Including my MA and PhD programs, I’ve been an English lit graduate student—an early modernist—for going on five years, and I’ve never met a peer who is working on a scholarly edition as a dissertation project. I’m not saying that it never happens, especially among medievalists, but just that edition-dissertations seem to be unusually and inexplicably rare.
Graduate students on the path to professionalization are encouraged to familiarize themselves with contemporary debates in their disciplines and enter into the conversation, but too often this can mean following theoretical or methodological trends instead of creating new ones. When early modernists think of cutting-edge work, recent developments like humoral theory or distributed cognition come to mind, not the transcription of manuscripts.
But recently I’ve come to believe that one of the best ways that graduate students can make a solid intervention in a field is by doing the hard work of textual editing.
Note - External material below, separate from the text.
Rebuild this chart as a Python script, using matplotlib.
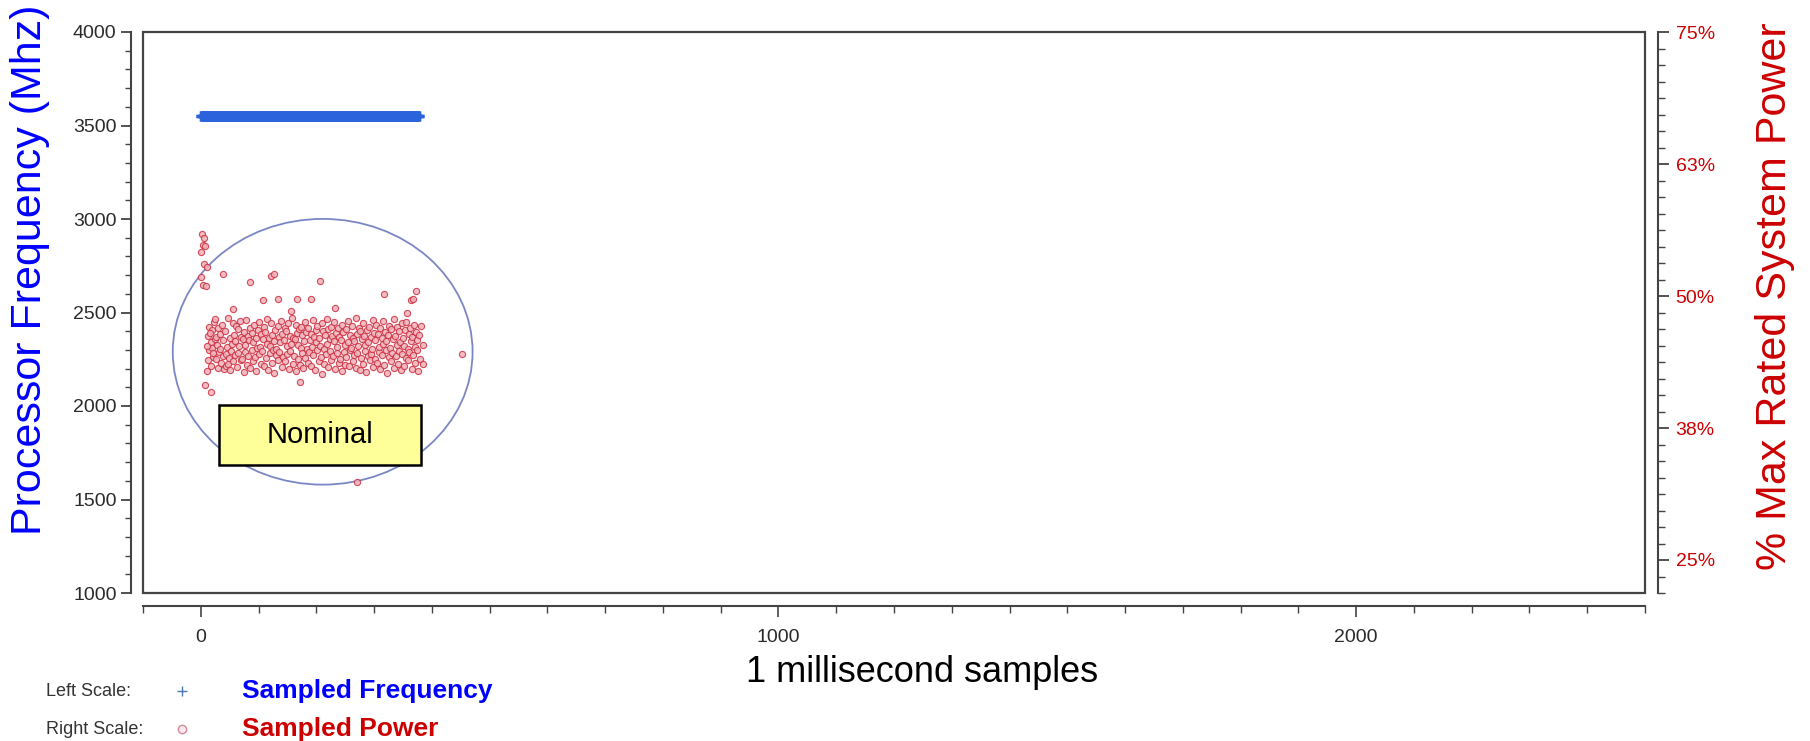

As an example, I’ll tell the story of how I came to work on my current project.
Two years ago on a cohort trip to the Newberry Library, I stumbled across a manuscript that absolutely baffled me. It was bound in vellum, signed Francis Brydges, dated March 1678, and titled A Briefe Description of the Whole Babilonish, Assirian, Caldaican Empire. For about a hundred pages, Brydges narrated the history of the ancient Middle East, jumping between Biblical accounts, ancient sources like Herodotus and Diodorus Siculus, and more recent syntheses by Philipp Melanchthon and Walter Raleigh. Although Brydges wasn’t performing the kind of rigorous historical chronology practiced by Scaliger and Casaubon earlier in the century—Brydges himself did not emend texts and he loved the second-hand citation—I wondered why A Briefe Description had never been printed.
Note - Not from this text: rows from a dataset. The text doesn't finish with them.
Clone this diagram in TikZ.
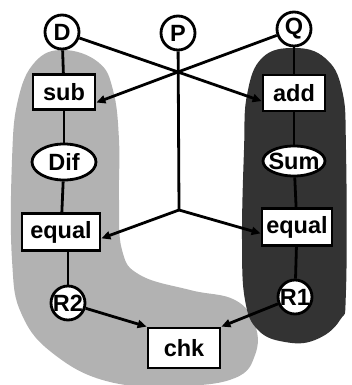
\documentclass[tikz,border=0pt]{standalone}
\usepackage{fontspec}
\setmainfont{Liberation Sans}
\usetikzlibrary{arrows.meta,shapes.geometric}
\begin{document}
\begin{tikzpicture}[x=1pt,y=-1pt,
  every node/.style={font=\fontsize{23.5}{27}\selectfont\bfseries,
    inner sep=0pt, fill=white, draw, line width=2.8pt},
  place/.style={circle, minimum size=34pt},
  op/.style={rectangle, minimum height=36pt},
  val/.style={ellipse},
  link/.style={line width=2.8pt},
  flow/.style={link, -{Triangle[length=9pt,width=8pt]}},
  lightzone/.style={fill=black!30},
  darkzone/.style={fill=black!80}
]
\useasboundingbox (0,0) rectangle (351,385);

% shaded regions behind the two columns
\fill[lightzone] plot[smooth cycle, tension=0.7] coordinates {
  (63,50) (98,62) (113,90) (119,140) (119,200) (122,250) (140,275)
  (190,290) (235,300) (255,325) (255,355) (235,378) (180,386) (110,382)
  (55,355) (22,315) (12,260) (12,160) (18,100) (35,62)};
\fill[darkzone] plot[smooth cycle, tension=0.7] coordinates {
  (294,48) (325,58) (342,90) (346,150) (346,290) (340,320) (315,340)
  (285,342) (258,330) (245,300) (242,240) (244,150) (247,95) (262,58)};

% inputs
\node[place] (D) at (62,32) {\makebox[0pt]{D}};
\node[place] (P) at (178,33) {\makebox[0pt]{P}};
\node[place] (Q) at (294,29) {\makebox[0pt]{Q}};

% left column
\node[op, minimum width=62pt, minimum height=35pt] (sub) at (64,92) {sub};
\node[val, minimum width=64pt, minimum height=36pt] (Dif) at (64,162) {\makebox[0pt]{Dif}};
\node[op, minimum width=78pt, minimum height=37pt] (eq1) at (61,232) {equal};
\node[place] (R2) at (68,303) {\makebox[0pt]{R2}};

% right column
\node[op, minimum width=62pt] (add) at (294,93) {add};
\node[val, minimum width=62pt, minimum height=30pt] (Sum) at (294,161) {\makebox[0pt]{Sum}};
\node[op, minimum width=70pt, minimum height=37pt] (eq2) at (297,227) {equal};
\node[place] (R1) at (295,297) {\makebox[0pt]{R1}};

\node[op, minimum width=72pt, minimum height=40pt] (chk) at (184,348) {chk};

\coordinate (X) at (178,72);
\coordinate (J) at (179,210);

% column links
\draw[link] (D) -- (sub);
\draw[link] (sub) -- (Dif);
\draw[link] (Dif) -- (eq1);
\draw[link] (eq1.south -| R2) -- (R2);
\draw[link] (Q) -- (add);
\draw[link] (add) -- (Sum);
\draw[link] (Sum) -- (eq2);
\draw[link] (eq2) -- (R1);

% crossing inputs and the shared P line
\draw[flow] (D) -- (X) -- (add.194);
\draw[flow] (Q) -- (X) -- (sub.342);
\draw[link] (P) -- (J);
\draw[flow] (J) -- (eq1.351);
\draw[flow] (J) -- (eq2.190);

% results into chk
\draw[flow] (R2) -- (chk.north west);
\draw[flow] (R1) -- (chk.north east);
\end{tikzpicture}
\end{document}
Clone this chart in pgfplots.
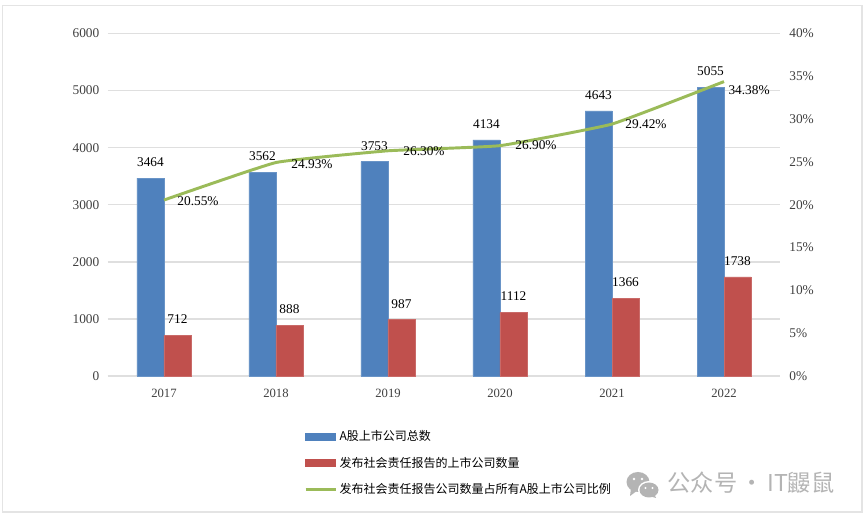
\documentclass[border=0pt]{standalone}
\usepackage{pgfplots}
\usepackage{pgfplotstable}
\usepackage{fontspec}
\pgfplotsset{compat=1.18}
\setmainfont{Liberation Serif}
\newfontfamily\cjk{Noto Sans CJK SC}
\definecolor{cblue}{HTML}{4F81BD}
\definecolor{cred}{HTML}{C0504D}
\definecolor{cgreen}{HTML}{9BBB59}
\definecolor{cgrid}{HTML}{DFDFDF}
\definecolor{ctick}{HTML}{404040}
\definecolor{cframe}{HTML}{E4E4E4}
\definecolor{cmark}{HTML}{B4B4B4}
\pgfplotstableread{
x total
0 3464
1 3562
2 3753
3 4134
4 4643
5 5055
}\totaltable
\pgfplotstableread{
x report
0 712
1 888
2 987
3 1112
4 1366
5 1738
}\reporttable
\pgfplotstableread{
x ratio dx dy
0 20.55 25.5 -0.8
1 24.93 27 -1.1
2 26.30 27 0
3 26.90 27 0
4 29.42 25.5 0
5 34.38 18.8 -6.8
}\ratiotable
\pgfplotsset{
  common/.style={
    scale only axis, width=504pt, height=256.9pt,
    xmin=-0.5, xmax=5.5, ymin=0,
    axis line style={draw=none},
    major tick length=0pt,
    /pgf/number format/assume math mode=true,
    /pgf/number format/1000 sep={},
    clip=false,
  },
  swatch/.style={legend image code/.code={
    \fill[#1] (0cm,-2.6pt) rectangle (22.5pt,2.6pt);}},
  linesw/.style={legend image code/.code={
    \draw[cgreen,line width=2pt] (0cm,0cm) -- (22.5pt,0cm);}},
}
\begin{document}
\begin{tikzpicture}[x=0.75pt,y=0.75pt]
\useasboundingbox (-108,-142) rectangle (757,376);
\fill[white] (-108,-142) rectangle (757,376);
\draw[cframe,line width=1.1pt] (-105.5,-136) rectangle (754,370.5);
\begin{axis}[common,
  ymax=6000, ytick={0,1000,...,6000},
  ymajorgrids, grid style={cgrid,line width=1.1pt},
  xtick={0,...,5}, xticklabels={2017,2018,2019,2020,2021,2022},
  xticklabel style={font=\fontsize{9.5}{10}\selectfont,text=ctick,yshift=-6.5pt},
  yticklabel style={font=\fontsize{10}{10}\selectfont,text=ctick,xshift=-3pt},
  every node near coord/.append style={font=\fontsize{10}{10}\selectfont,text=black,
    anchor=center,yshift=12pt,inner sep=0pt},
]
\draw[cgrid,line width=1.1pt] (axis cs:-0.5,0) -- (axis cs:5.5,0);
\addplot[ybar,bar width=20.25pt,bar shift=-10.125pt,fill=cblue,draw=cblue!85!white,
  nodes near coords,point meta=y,
  every node near coord/.append style={xshift=-10.125pt}] table[x=x,y=total]{\totaltable};
\addplot[ybar,bar width=20.25pt,bar shift=10.125pt,fill=cred,draw=cred!85!white,
  nodes near coords,point meta=y,
  every node near coord/.append style={xshift=10.125pt}] table[x=x,y=report]{\reporttable};
\end{axis}
\begin{axis}[common,
  ymax=40, ytick={0,5,...,40},
  axis x line=none, axis y line*=right,
  yticklabel={\pgfmathprintnumber{\tick}\%},
  yticklabel style={font=\fontsize{10}{10}\selectfont,text=ctick,xshift=3.5pt},
  legend style={draw=none,fill=none,at={(axis cs:-0.5,0)},anchor=north west,
    xshift=147pt,yshift=-38.7pt,
    font=\cjk\fontsize{9}{10}\selectfont,row sep=6.6pt,inner sep=0pt,
    /tikz/every even column/.append style={column sep=3pt}},
  legend cell align=left,
]
\addlegendimage{swatch=cblue}
\addlegendimage{swatch=cred}
\addplot[cgreen,line width=2.2pt,smooth,tension=0.2,linesw,
  visualization depends on=\thisrow{dx}\as\dx,
  visualization depends on=\thisrow{dy}\as\dy,
  nodes near coords={\pgfmathprintnumber[fixed,fixed zerofill,precision=2]{\pgfplotspointmeta}\%},
  point meta=y,
  every node near coord/.append style={font=\fontsize{10}{10}\selectfont,text=black,
    anchor=center,inner sep=0pt,xshift=\dx pt,yshift=\dy pt},
] table[x=x,y=ratio]{\ratiotable};
\legend{A股上市公司总数,发布社会责任报告的上市公司数量,发布社会责任报告公司数量占所有A股上市公司比例}
\end{axis}
% watermark
\fill[cmark] (530,-106) ellipse (11.5 and 10);
\fill[cmark] (523,-112) -- (522,-120) -- (530,-114) -- cycle;
\fill[white] (541,-114) ellipse (11 and 9);
\fill[cmark] (541,-114) ellipse (9.5 and 7.5);
\fill[cmark] (546,-118) -- (548,-122) -- (541,-120) -- cycle;
\fill[white] (526,-103) circle (1.4) (534,-103) circle (1.4) (537.5,-112) circle (1.1) (544.5,-112) circle (1.1);
\node[anchor=west,inner sep=0pt,text=cmark,font=\cjk\fontsize{17.4}{18}\selectfont] at (559.5,-107) {公众号\hspace{2.5pt}·\hspace{2.5pt}IT鼹鼠};
\end{tikzpicture}
\end{document}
I also wondered why Brydges’ touchstone was still the Bible, when historians like Anthony Grafton have been able to demonstrate that the Bible had fallen out of favor among leading scholars as the most reliable account of ancient history in the early decades of the 17th century. Other problems stymied my progress and blocked my understanding of the manuscript: no one seemed to know who Francis Brydges was or where he lived.
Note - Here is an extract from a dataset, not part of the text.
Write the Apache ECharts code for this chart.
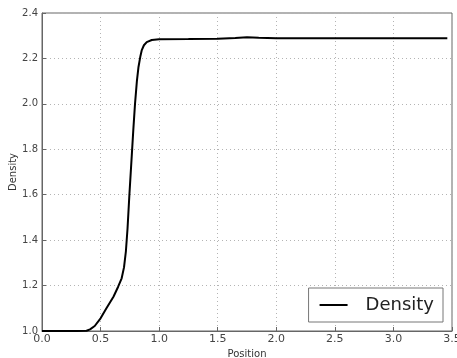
<!DOCTYPE html>
<html><head><meta charset="utf-8">
<script src="https://cdn.jsdelivr.net/npm/echarts@6/dist/echarts.min.js"></script>
<style>html,body{margin:0;padding:0;background:#fff}#c{width:457px;height:358px}</style>
</head><body><div id="c"></div>
<script>
var positions = [0, 0.1, 0.2, 0.3, 0.38, 0.41, 0.45, 0.5, 0.55, 0.61, 0.65, 0.68, 0.70, 0.716, 0.73, 0.746, 0.766, 0.78, 0.794, 0.81, 0.823, 0.84, 0.851, 0.87, 0.894, 0.937, 1.0, 1.25, 1.5, 1.65, 1.75, 1.85, 2.0, 2.5, 3.0, 3.46];
var densities = [1.0, 1.0, 1.0, 1.0, 1.001, 1.007, 1.022, 1.056, 1.100, 1.151, 1.195, 1.232, 1.28, 1.35, 1.45, 1.60, 1.77, 1.89, 2.0, 2.10, 2.16, 2.21, 2.235, 2.258, 2.272, 2.281, 2.284, 2.285, 2.287, 2.290, 2.293, 2.291, 2.289, 2.289, 2.289, 2.289];
var xTicks = [0, 0.5, 1.0, 1.5, 2.0, 2.5, 3.0, 3.5];
var yTicks = [1.0, 1.2, 1.4, 1.6, 1.8, 2.0, 2.2, 2.4];
var seriesName = 'Density';

var data = positions.map(function(p, i){ return [p, densities[i]]; });
var chart = echarts.init(document.getElementById('c'));
var font = 'DejaVu Sans';
chart.setOption({
  animation: false,
  grid: {left: 42, right: 5, top: 13, bottom: 27, containLabel: false, outerBoundsMode: 'none', show: true, borderColor: '#666', borderWidth: 1},
  xAxis: {
    type: 'value', min: xTicks[0], max: xTicks[xTicks.length-1], interval: 0.5,
    name: 'Position', nameLocation: 'middle', nameGap: 17,
    nameTextStyle: {fontFamily: font, fontSize: 10, color: '#333'},
    axisLine: {show: true, lineStyle: {color: '#666'}},
    axisTick: {show: true, inside: true, length: 4, lineStyle: {color: '#666'}},
    axisLabel: {fontFamily: font, fontSize: 11, color: '#444', margin: 3, formatter: function(v){ return v.toFixed(1); }},
    splitLine: {show: true, lineStyle: {color: '#b4b4b4', type: [1, 3], width: 1}}
  },
  yAxis: {
    type: 'value', min: yTicks[0], max: yTicks[yTicks.length-1], interval: 0.2,
    name: 'Density', nameLocation: 'middle', nameGap: 24, nameMoveOverlap: false,
    nameTextStyle: {fontFamily: font, fontSize: 10, color: '#333'},
    axisLine: {show: true, lineStyle: {color: '#666'}},
    axisTick: {show: true, inside: true, length: 4, lineStyle: {color: '#666'}},
    axisLabel: {fontFamily: font, fontSize: 10, color: '#444', margin: 4, formatter: function(v){ return v.toFixed(1); }},
    splitLine: {show: true, lineStyle: {color: '#b4b4b4', type: [1, 3], width: 1}}
  },
  legend: {
    right: 14, bottom: 36, orient: 'vertical',
    borderColor: '#777', borderWidth: 1, borderRadius: 0,
    padding: [8, 9, 8, 11], backgroundColor: '#fff',
    icon: 'rect', itemWidth: 28, itemHeight: 2, itemGap: 0,
    textStyle: {fontFamily: font, fontSize: 18, color: '#222', padding: [0, 0, 0, 13]},
    data: [{name: seriesName, itemStyle: {color: '#000'}}]
  },
  series: [{
    name: seriesName, type: 'line', data: data, showSymbol: false, symbol: 'none',
    lineStyle: {color: '#000', width: 2}, itemStyle: {color: '#000'}
  }]
});
</script></body></html>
It wasn’t until this summer that I returned to the Newberry and was able to make a breakthrough: I found out that in 1678, Francis Brydges was a 17 year old member of a prominent Herefordshire family, and a cousin of the Ambassador to the Ottoman Empire. The medium of Brydges’ Briefe Description—in manuscript—and its outdated Bible-centric methodology made a lot more sense when I thought of the book as a schoolboy’s exercise intended for elite domestic use. And, of course, his family’s connections to the Orient and the trade monopolies they possessed through the Levant Company explained the Briefe Description’s exotic subject matter: I imagine Brydges’ book surrounded by other material goods related to the Middle East in the family’s home at Tyberton Court
I realized that I was working with a fairly unique document that I had to teach myself how to read: the studies of 17th century manuscript culture I had come across focused on urban coterie poetry which had not been printed due to obscene or satirical content (usually both) and commonplace books; and the mainstream account of historical chronology concentrated (rightly) on urban and university centers with highly developed print cultures. Just by editing Brydges’ Briefe Description, I would be contributing something to our understanding of rural manuscript production, early modern pedagogy, and East/West relations in the late 17th century. I would also be providing an example of a relic of an earlier Christian humanism that had become outmoded in the republic of letters but still found a home in an elite domestic context.
My point in relating this I-hope-not-too-tedious archival anecdote is that graduate students who are wary of charging into another crowded theoretical joust but who still want to make a substantive intervention in their field should consider taking on a textual editing project. Under the pressure to create new ways to read and argue about the familiar texts of my discipline’s canon, I found some new material to work on, material that I could publish and let other scholars argue about. Instead of problematizing, I wanted to problem-solve.